- Exercise objective -
Transcribe the whole listing below without changing a word, but leave out every image.
== == ==
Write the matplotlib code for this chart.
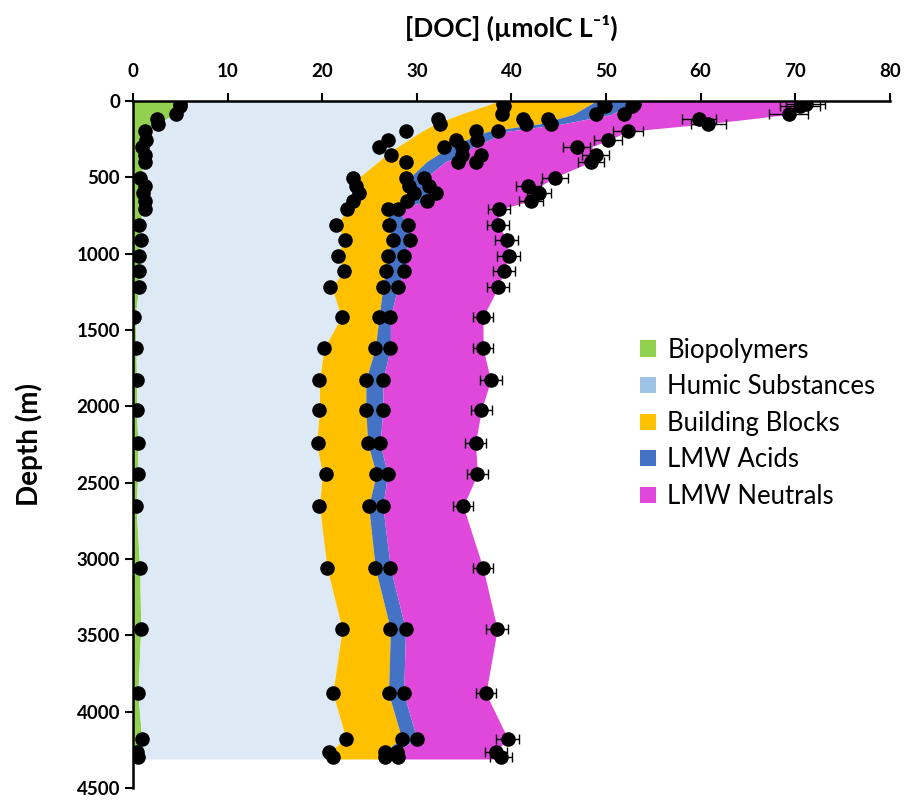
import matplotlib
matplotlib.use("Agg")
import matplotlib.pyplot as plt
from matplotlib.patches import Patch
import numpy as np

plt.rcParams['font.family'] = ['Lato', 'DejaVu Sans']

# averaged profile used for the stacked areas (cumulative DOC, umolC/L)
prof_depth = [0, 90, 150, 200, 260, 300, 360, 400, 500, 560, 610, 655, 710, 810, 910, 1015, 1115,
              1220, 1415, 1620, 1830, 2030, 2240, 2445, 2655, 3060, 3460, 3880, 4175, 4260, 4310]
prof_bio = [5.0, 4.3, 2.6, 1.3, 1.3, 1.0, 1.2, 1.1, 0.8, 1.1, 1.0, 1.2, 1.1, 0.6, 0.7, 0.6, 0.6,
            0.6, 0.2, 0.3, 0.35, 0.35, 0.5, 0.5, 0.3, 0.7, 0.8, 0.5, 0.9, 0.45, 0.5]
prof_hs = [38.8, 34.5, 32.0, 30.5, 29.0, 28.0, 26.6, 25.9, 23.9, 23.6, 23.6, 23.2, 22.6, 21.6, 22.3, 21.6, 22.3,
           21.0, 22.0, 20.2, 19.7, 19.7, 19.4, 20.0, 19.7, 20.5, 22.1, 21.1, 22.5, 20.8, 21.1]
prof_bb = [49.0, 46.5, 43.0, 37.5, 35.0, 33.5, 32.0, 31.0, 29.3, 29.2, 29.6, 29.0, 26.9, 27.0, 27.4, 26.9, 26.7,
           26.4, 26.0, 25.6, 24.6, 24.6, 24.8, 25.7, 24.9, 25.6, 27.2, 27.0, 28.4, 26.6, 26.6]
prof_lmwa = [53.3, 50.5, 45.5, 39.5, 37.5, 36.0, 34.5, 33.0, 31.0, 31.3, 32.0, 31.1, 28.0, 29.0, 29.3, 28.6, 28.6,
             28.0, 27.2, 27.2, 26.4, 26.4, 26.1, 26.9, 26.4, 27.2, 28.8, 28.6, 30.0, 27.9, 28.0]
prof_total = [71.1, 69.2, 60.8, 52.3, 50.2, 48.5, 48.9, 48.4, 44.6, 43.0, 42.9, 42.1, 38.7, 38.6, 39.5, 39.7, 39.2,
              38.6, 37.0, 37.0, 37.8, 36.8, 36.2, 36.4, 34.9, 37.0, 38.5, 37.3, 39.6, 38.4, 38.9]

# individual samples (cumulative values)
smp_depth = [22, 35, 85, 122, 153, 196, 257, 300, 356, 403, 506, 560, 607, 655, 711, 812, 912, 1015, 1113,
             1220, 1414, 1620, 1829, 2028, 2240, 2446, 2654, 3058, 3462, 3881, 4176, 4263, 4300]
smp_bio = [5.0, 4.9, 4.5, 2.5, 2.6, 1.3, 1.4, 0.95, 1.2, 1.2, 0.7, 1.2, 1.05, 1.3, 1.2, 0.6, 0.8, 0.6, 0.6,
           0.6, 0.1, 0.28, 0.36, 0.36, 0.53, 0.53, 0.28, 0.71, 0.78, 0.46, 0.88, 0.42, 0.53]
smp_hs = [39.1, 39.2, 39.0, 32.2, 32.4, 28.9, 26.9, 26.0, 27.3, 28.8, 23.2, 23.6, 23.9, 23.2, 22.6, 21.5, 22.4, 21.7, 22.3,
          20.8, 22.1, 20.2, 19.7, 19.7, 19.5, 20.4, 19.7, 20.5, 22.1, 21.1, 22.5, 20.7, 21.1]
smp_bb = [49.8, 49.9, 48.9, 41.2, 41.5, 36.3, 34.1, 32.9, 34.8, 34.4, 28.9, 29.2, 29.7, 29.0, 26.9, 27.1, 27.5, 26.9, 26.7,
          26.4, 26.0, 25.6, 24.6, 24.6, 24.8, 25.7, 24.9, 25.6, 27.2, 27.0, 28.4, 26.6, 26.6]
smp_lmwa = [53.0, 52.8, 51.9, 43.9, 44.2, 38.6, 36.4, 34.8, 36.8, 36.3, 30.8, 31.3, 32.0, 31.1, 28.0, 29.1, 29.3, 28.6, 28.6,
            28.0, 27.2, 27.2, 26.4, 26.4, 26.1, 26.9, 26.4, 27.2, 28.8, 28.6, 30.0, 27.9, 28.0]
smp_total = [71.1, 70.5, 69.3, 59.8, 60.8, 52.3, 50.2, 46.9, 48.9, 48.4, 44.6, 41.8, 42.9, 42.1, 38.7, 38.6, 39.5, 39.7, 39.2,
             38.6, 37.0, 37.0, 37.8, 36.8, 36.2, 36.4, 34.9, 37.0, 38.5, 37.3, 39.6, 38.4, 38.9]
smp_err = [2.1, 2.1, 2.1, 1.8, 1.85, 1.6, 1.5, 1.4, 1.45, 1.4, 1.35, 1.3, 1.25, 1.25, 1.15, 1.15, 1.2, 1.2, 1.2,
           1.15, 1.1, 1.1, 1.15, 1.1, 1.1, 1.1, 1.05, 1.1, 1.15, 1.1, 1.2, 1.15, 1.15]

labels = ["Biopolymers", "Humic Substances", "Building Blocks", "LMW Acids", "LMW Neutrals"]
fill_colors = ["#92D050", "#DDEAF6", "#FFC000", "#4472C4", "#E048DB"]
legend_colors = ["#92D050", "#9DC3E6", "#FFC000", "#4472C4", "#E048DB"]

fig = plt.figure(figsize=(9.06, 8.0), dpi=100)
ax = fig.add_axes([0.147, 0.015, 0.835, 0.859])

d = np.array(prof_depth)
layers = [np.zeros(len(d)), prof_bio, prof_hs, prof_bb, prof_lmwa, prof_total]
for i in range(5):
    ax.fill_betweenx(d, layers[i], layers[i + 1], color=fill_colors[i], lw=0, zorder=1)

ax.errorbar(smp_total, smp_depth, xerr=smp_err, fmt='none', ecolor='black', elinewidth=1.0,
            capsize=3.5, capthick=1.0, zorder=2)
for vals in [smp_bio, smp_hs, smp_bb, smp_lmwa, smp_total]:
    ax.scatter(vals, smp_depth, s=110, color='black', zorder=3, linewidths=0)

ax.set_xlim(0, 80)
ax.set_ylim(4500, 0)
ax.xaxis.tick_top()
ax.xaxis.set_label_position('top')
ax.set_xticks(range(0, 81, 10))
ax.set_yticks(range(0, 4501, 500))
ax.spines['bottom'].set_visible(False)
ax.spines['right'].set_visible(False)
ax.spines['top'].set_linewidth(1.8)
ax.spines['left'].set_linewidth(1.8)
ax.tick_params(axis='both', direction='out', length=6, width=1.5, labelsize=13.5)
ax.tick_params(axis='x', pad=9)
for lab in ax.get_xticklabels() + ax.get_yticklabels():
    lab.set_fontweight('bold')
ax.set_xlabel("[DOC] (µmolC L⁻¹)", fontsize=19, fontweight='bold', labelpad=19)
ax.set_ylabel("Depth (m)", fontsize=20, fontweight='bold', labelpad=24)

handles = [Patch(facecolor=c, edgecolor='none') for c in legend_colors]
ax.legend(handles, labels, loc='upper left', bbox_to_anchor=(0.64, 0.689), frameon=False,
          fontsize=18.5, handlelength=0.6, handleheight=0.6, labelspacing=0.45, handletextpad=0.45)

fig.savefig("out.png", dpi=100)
== == ==
- Response -
Write the matplotlib code for this chart.
import matplotlib
matplotlib.use("Agg")
import matplotlib.pyplot as plt
from matplotlib.patches import Patch
import numpy as np

plt.rcParams['font.family'] = ['Lato', 'DejaVu Sans']

# averaged profile used for the stacked areas (cumulative DOC, umolC/L)
prof_depth = [0, 90, 150, 200, 260, 300, 360, 400, 500, 560, 610, 655, 710, 810, 910, 1015, 1115,
              1220, 1415, 1620, 1830, 2030, 2240, 2445, 2655, 3060, 3460, 3880, 4175, 4260, 4310]
prof_bio = [5.0, 4.3, 2.6, 1.3, 1.3, 1.0, 1.2, 1.1, 0.8, 1.1, 1.0, 1.2, 1.1, 0.6, 0.7, 0.6, 0.6,
            0.6, 0.2, 0.3, 0.35, 0.35, 0.5, 0.5, 0.3, 0.7, 0.8, 0.5, 0.9, 0.45, 0.5]
prof_hs = [38.8, 34.5, 32.0, 30.5, 29.0, 28.0, 26.6, 25.9, 23.9, 23.6, 23.6, 23.2, 22.6, 21.6, 22.3, 21.6, 22.3,
           21.0, 22.0, 20.2, 19.7, 19.7, 19.4, 20.0, 19.7, 20.5, 22.1, 21.1, 22.5, 20.8, 21.1]
prof_bb = [49.0, 46.5, 43.0, 37.5, 35.0, 33.5, 32.0, 31.0, 29.3, 29.2, 29.6, 29.0, 26.9, 27.0, 27.4, 26.9, 26.7,
           26.4, 26.0, 25.6, 24.6, 24.6, 24.8, 25.7, 24.9, 25.6, 27.2, 27.0, 28.4, 26.6, 26.6]
prof_lmwa = [53.3, 50.5, 45.5, 39.5, 37.5, 36.0, 34.5, 33.0, 31.0, 31.3, 32.0, 31.1, 28.0, 29.0, 29.3, 28.6, 28.6,
             28.0, 27.2, 27.2, 26.4, 26.4, 26.1, 26.9, 26.4, 27.2, 28.8, 28.6, 30.0, 27.9, 28.0]
prof_total = [71.1, 69.2, 60.8, 52.3, 50.2, 48.5, 48.9, 48.4, 44.6, 43.0, 42.9, 42.1, 38.7, 38.6, 39.5, 39.7, 39.2,
              38.6, 37.0, 37.0, 37.8, 36.8, 36.2, 36.4, 34.9, 37.0, 38.5, 37.3, 39.6, 38.4, 38.9]

# individual samples (cumulative values)
smp_depth = [22, 35, 85, 122, 153, 196, 257, 300, 356, 403, 506, 560, 607, 655, 711, 812, 912, 1015, 1113,
             1220, 1414, 1620, 1829, 2028, 2240, 2446, 2654, 3058, 3462, 3881, 4176, 4263, 4300]
smp_bio = [5.0, 4.9, 4.5, 2.5, 2.6, 1.3, 1.4, 0.95, 1.2, 1.2, 0.7, 1.2, 1.05, 1.3, 1.2, 0.6, 0.8, 0.6, 0.6,
           0.6, 0.1, 0.28, 0.36, 0.36, 0.53, 0.53, 0.28, 0.71, 0.78, 0.46, 0.88, 0.42, 0.53]
smp_hs = [39.1, 39.2, 39.0, 32.2, 32.4, 28.9, 26.9, 26.0, 27.3, 28.8, 23.2, 23.6, 23.9, 23.2, 22.6, 21.5, 22.4, 21.7, 22.3,
          20.8, 22.1, 20.2, 19.7, 19.7, 19.5, 20.4, 19.7, 20.5, 22.1, 21.1, 22.5, 20.7, 21.1]
smp_bb = [49.8, 49.9, 48.9, 41.2, 41.5, 36.3, 34.1, 32.9, 34.8, 34.4, 28.9, 29.2, 29.7, 29.0, 26.9, 27.1, 27.5, 26.9, 26.7,
          26.4, 26.0, 25.6, 24.6, 24.6, 24.8, 25.7, 24.9, 25.6, 27.2, 27.0, 28.4, 26.6, 26.6]
smp_lmwa = [53.0, 52.8, 51.9, 43.9, 44.2, 38.6, 36.4, 34.8, 36.8, 36.3, 30.8, 31.3, 32.0, 31.1, 28.0, 29.1, 29.3, 28.6, 28.6,
            28.0, 27.2, 27.2, 26.4, 26.4, 26.1, 26.9, 26.4, 27.2, 28.8, 28.6, 30.0, 27.9, 28.0]
smp_total = [71.1, 70.5, 69.3, 59.8, 60.8, 52.3, 50.2, 46.9, 48.9, 48.4, 44.6, 41.8, 42.9, 42.1, 38.7, 38.6, 39.5, 39.7, 39.2,
             38.6, 37.0, 37.0, 37.8, 36.8, 36.2, 36.4, 34.9, 37.0, 38.5, 37.3, 39.6, 38.4, 38.9]
smp_err = [2.1, 2.1, 2.1, 1.8, 1.85, 1.6, 1.5, 1.4, 1.45, 1.4, 1.35, 1.3, 1.25, 1.25, 1.15, 1.15, 1.2, 1.2, 1.2,
           1.15, 1.1, 1.1, 1.15, 1.1, 1.1, 1.1, 1.05, 1.1, 1.15, 1.1, 1.2, 1.15, 1.15]

labels = ["Biopolymers", "Humic Substances", "Building Blocks", "LMW Acids", "LMW Neutrals"]
fill_colors = ["#92D050", "#DDEAF6", "#FFC000", "#4472C4", "#E048DB"]
legend_colors = ["#92D050", "#9DC3E6", "#FFC000", "#4472C4", "#E048DB"]

fig = plt.figure(figsize=(9.06, 8.0), dpi=100)
ax = fig.add_axes([0.147, 0.015, 0.835, 0.859])

d = np.array(prof_depth)
layers = [np.zeros(len(d)), prof_bio, prof_hs, prof_bb, prof_lmwa, prof_total]
for i in range(5):
    ax.fill_betweenx(d, layers[i], layers[i + 1], color=fill_colors[i], lw=0, zorder=1)

ax.errorbar(smp_total, smp_depth, xerr=smp_err, fmt='none', ecolor='black', elinewidth=1.0,
            capsize=3.5, capthick=1.0, zorder=2)
for vals in [smp_bio, smp_hs, smp_bb, smp_lmwa, smp_total]:
    ax.scatter(vals, smp_depth, s=110, color='black', zorder=3, linewidths=0)

ax.set_xlim(0, 80)
ax.set_ylim(4500, 0)
ax.xaxis.tick_top()
ax.xaxis.set_label_position('top')
ax.set_xticks(range(0, 81, 10))
ax.set_yticks(range(0, 4501, 500))
ax.spines['bottom'].set_visible(False)
ax.spines['right'].set_visible(False)
ax.spines['top'].set_linewidth(1.8)
ax.spines['left'].set_linewidth(1.8)
ax.tick_params(axis='both', direction='out', length=6, width=1.5, labelsize=13.5)
ax.tick_params(axis='x', pad=9)
for lab in ax.get_xticklabels() + ax.get_yticklabels():
    lab.set_fontweight('bold')
ax.set_xlabel("[DOC] (µmolC L⁻¹)", fontsize=19, fontweight='bold', labelpad=19)
ax.set_ylabel("Depth (m)", fontsize=20, fontweight='bold', labelpad=24)

handles = [Patch(facecolor=c, edgecolor='none') for c in legend_colors]
ax.legend(handles, labels, loc='upper left', bbox_to_anchor=(0.64, 0.689), frameon=False,
          fontsize=18.5, handlelength=0.6, handleheight=0.6, labelspacing=0.45, handletextpad=0.45)

fig.savefig("out.png", dpi=100)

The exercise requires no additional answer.